Perhaps the strangest thing about the book–and I’m not sure if this was entirely intentional or is just a result of the fact that I’m not the world’s biggest Padmé fan–is that it really seems to be more about the the experience of everyone around Padmé and not only the Queen-turned-Senator (and future mother of the Skywalker twins). It feels like both a fault and a victory, because on the one hand Padmé herself becomes somewhat more diffuse as a character, but to the overall enhancement of the elements that are only really teased in her portrayal in the films and The Clone Wars. That’s not to say that the novel doesn’t focus on Padmé, because it does; but “Padmé” (or, rather, “Amidala”) comes to mean something other than just a singular person, it’s more of a collective identity that a group of people helped form and maintain. I’m not sure if I’m doing any of this justice, so I recommend you read the book and formulate your own ideas on it, but I believe that it’s the most intriguing and possibly the best aspect of the novel.

Quickly, I should shout-out the stunning design work of the novel by Leigh Zieske (including an awesome inset Naboo design on the cover) and the amazing cover art by Tara Phillips. It doesn’t depict anything in the story itself, but puts the duality (or multiplicity) of “Padmé Amidala” on display for all to see in glorious fashion.

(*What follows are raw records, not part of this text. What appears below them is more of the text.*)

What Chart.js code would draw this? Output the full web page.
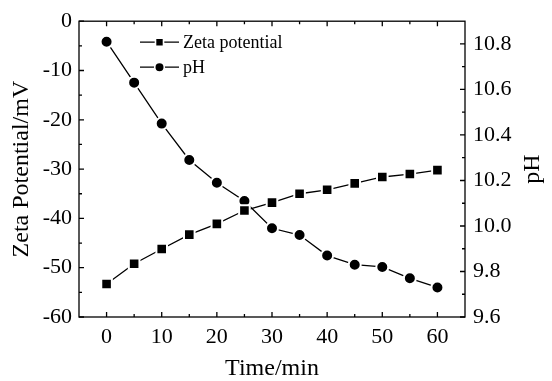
<!DOCTYPE html>
<html>
<head>
<meta charset="utf-8">
<script src="https://cdn.jsdelivr.net/npm/chart.js@4.4.1/dist/chart.umd.min.js"></script>
<style>
  html, body { margin: 0; padding: 0; background: #fff; }
  #wrap { width: 552px; height: 381px; }
</style>
</head>
<body>
<div id="wrap"><canvas id="zetaChart"></canvas></div>
<script>
const times = [0, 5, 10, 15, 20, 25, 30, 35, 40, 45, 50, 55, 60];
const zeta = [-53.3, -49.2, -46.2, -43.3, -41.1, -38.4, -36.8, -35.0, -34.2, -32.9, -31.6, -31.0, -30.2];
const ph = [10.81, 10.63, 10.45, 10.29, 10.19, 10.11, 9.99, 9.96, 9.87, 9.83, 9.82, 9.77, 9.73];

const timeTicks = [0, 10, 20, 30, 40, 50, 60];
const zetaTicks = [-60, -50, -40, -30, -20, -10, 0];
const phTicks = [9.6, 9.8, 10.0, 10.2, 10.4, 10.6, 10.8];

const serif = "'Liberation Serif', 'Times New Roman', serif";

// midpoints between major ticks -> minor ticks
const minorOf = (ticks) => ticks.slice(1).map((v, i) => (v + ticks[i]) / 2);

const setTicks = (list) => (scale) => { scale.ticks = list.map(v => ({ value: v })); };

// box frame, inward ticks, legend and right title
const frame = {
    id: 'frame',
    afterDraw(chart) {
        const { ctx, chartArea: a, scales } = chart;
        ctx.save();
        ctx.strokeStyle = '#000';
        ctx.lineWidth = 1.3;
        ctx.strokeRect(a.left, a.top, a.right - a.left, a.bottom - a.top);

        const major = 5, minor = 3;
        ctx.beginPath();
        const xt = (vals, len) => vals.forEach(v => {
            const px = scales.x.getPixelForValue(v);
            ctx.moveTo(px, a.bottom); ctx.lineTo(px, a.bottom - len);
            ctx.moveTo(px, a.top); ctx.lineTo(px, a.top + len);
        });
        xt(timeTicks, major);
        xt(minorOf(timeTicks), minor);
        const yt = (scale, vals, len, left) => vals.forEach(v => {
            const py = scale.getPixelForValue(v);
            const x0 = left ? a.left : a.right;
            ctx.moveTo(x0, py); ctx.lineTo(left ? x0 + len : x0 - len, py);
        });
        yt(scales.y, zetaTicks, major, true);
        yt(scales.y, minorOf(zetaTicks), minor, true);
        yt(scales.y1, phTicks, major, false);
        yt(scales.y1, minorOf(phTicks), minor, false);
        ctx.stroke();

        // legend
        ctx.font = '18px ' + serif;
        ctx.textBaseline = 'middle';
        ctx.fillStyle = '#000';
        chart.data.datasets.forEach((ds, i) => {
            const y = a.top + 21 + i * 25;
            const x0 = a.left + 61, x1 = a.left + 100, xm = (x0 + x1) / 2;
            ctx.beginPath();
            ctx.lineWidth = 1.3;
            ctx.moveTo(x0, y); ctx.lineTo(x1, y);
            ctx.stroke();
            ctx.beginPath();
            if (ds.pointStyle === 'rect') ctx.rect(xm - 4, y - 4, 8, 8);
            else ctx.arc(xm, y, 4.8, 0, Math.PI * 2);
            ctx.fillStyle = '#000';
            ctx.fill();
            ctx.lineWidth = 1.6;
            ctx.strokeStyle = '#fff';
            ctx.stroke();
            ctx.strokeStyle = '#000';
            ctx.fillText(ds.label, x1 + 4, y + 1);
        });

        // right axis title, rotated like the left one
        ctx.font = '24px ' + serif;
        ctx.textAlign = 'center';
        ctx.translate(533, (a.top + a.bottom) / 2);
        ctx.rotate(-Math.PI / 2);
        ctx.fillText('pH', 0, 0);
        ctx.restore();
    }
};

const ctx = document.getElementById('zetaChart');

new Chart(ctx, {
    type: 'line',
    data: {
        datasets: [{
            label: 'Zeta potential',
            data: times.map((t, i) => ({ x: t, y: zeta[i] })),
            yAxisID: 'y',
            borderColor: '#000',
            borderWidth: 1.3,
            backgroundColor: '#000',
            pointStyle: 'rect',
            pointRadius: 7.5,
            pointHoverRadius: 7.5,
            pointBorderColor: '#fff',
            pointBorderWidth: 2,
            pointBackgroundColor: '#000'
        }, {
            label: 'pH',
            data: times.map((t, i) => ({ x: t, y: ph[i] })),
            yAxisID: 'y1',
            borderColor: '#000',
            borderWidth: 1.3,
            backgroundColor: '#000',
            pointStyle: 'circle',
            pointRadius: 6,
            pointHoverRadius: 6,
            pointBorderColor: '#fff',
            pointBorderWidth: 2,
            pointBackgroundColor: '#000'
        }]
    },
    options: {
        responsive: true,
        maintainAspectRatio: false,
        animation: false,
        layout: { padding: { top: 19, left: 0, right: 0, bottom: 0 } },
        scales: {
            x: {
                type: 'linear',
                min: -5,
                max: 65,
                afterBuildTicks: setTicks(timeTicks),
                afterFit: (s) => { s.height = 64; },
                grid: { display: false, drawTicks: false },
                border: { display: false },
                ticks: { color: '#000', padding: 7, font: { family: serif, size: 22 } },
                title: {
                    display: true,
                    text: 'Time/min',
                    color: '#000',
                    font: { family: serif, size: 24, lineHeight: 1 },
                    padding: { top: 0, bottom: 0 }
                }
            },
            y: {
                position: 'left',
                min: -60,
                max: 0,
                afterBuildTicks: setTicks(zetaTicks),
                afterFit: (s) => { s.width = 79; },
                grid: { display: false, drawTicks: false },
                border: { display: false },
                ticks: { color: '#000', padding: 7, font: { family: serif, size: 22 } },
                title: {
                    display: true,
                    text: 'Zeta Potential/mV',
                    color: '#000',
                    font: { family: serif, size: 24, lineHeight: 1 },
                    padding: { top: 10, bottom: 0 }
                }
            },
            y1: {
                position: 'right',
                min: 9.6,
                max: 10.9,
                afterBuildTicks: setTicks(phTicks),
                afterFit: (s) => { s.width = 87; },
                grid: { display: false, drawTicks: false },
                border: { display: false },
                ticks: {
                    color: '#000',
                    padding: 8,
                    font: { family: serif, size: 22 },
                    callback: (v) => v.toFixed(1)
                }
            }
        },
        plugins: {
            legend: { display: false },
            tooltip: { enabled: false }
        }
    },
    plugins: [frame]
});
</script>
</body>
</html>
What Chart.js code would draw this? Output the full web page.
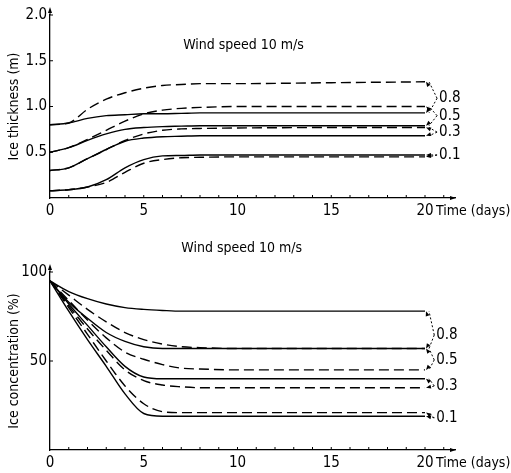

As someone who has grown up with Star Wars their entire life, as someone who has had a complicated relationship with Star Wars (and particularly the Prequels), I have absolutely zero compunction in saying that Queen’s Shadow by E.K. Johnston is a worthy addition to the universe, an intriguing exploration of previously background elements and the politics of the Prequel era, and that everyone should check it out!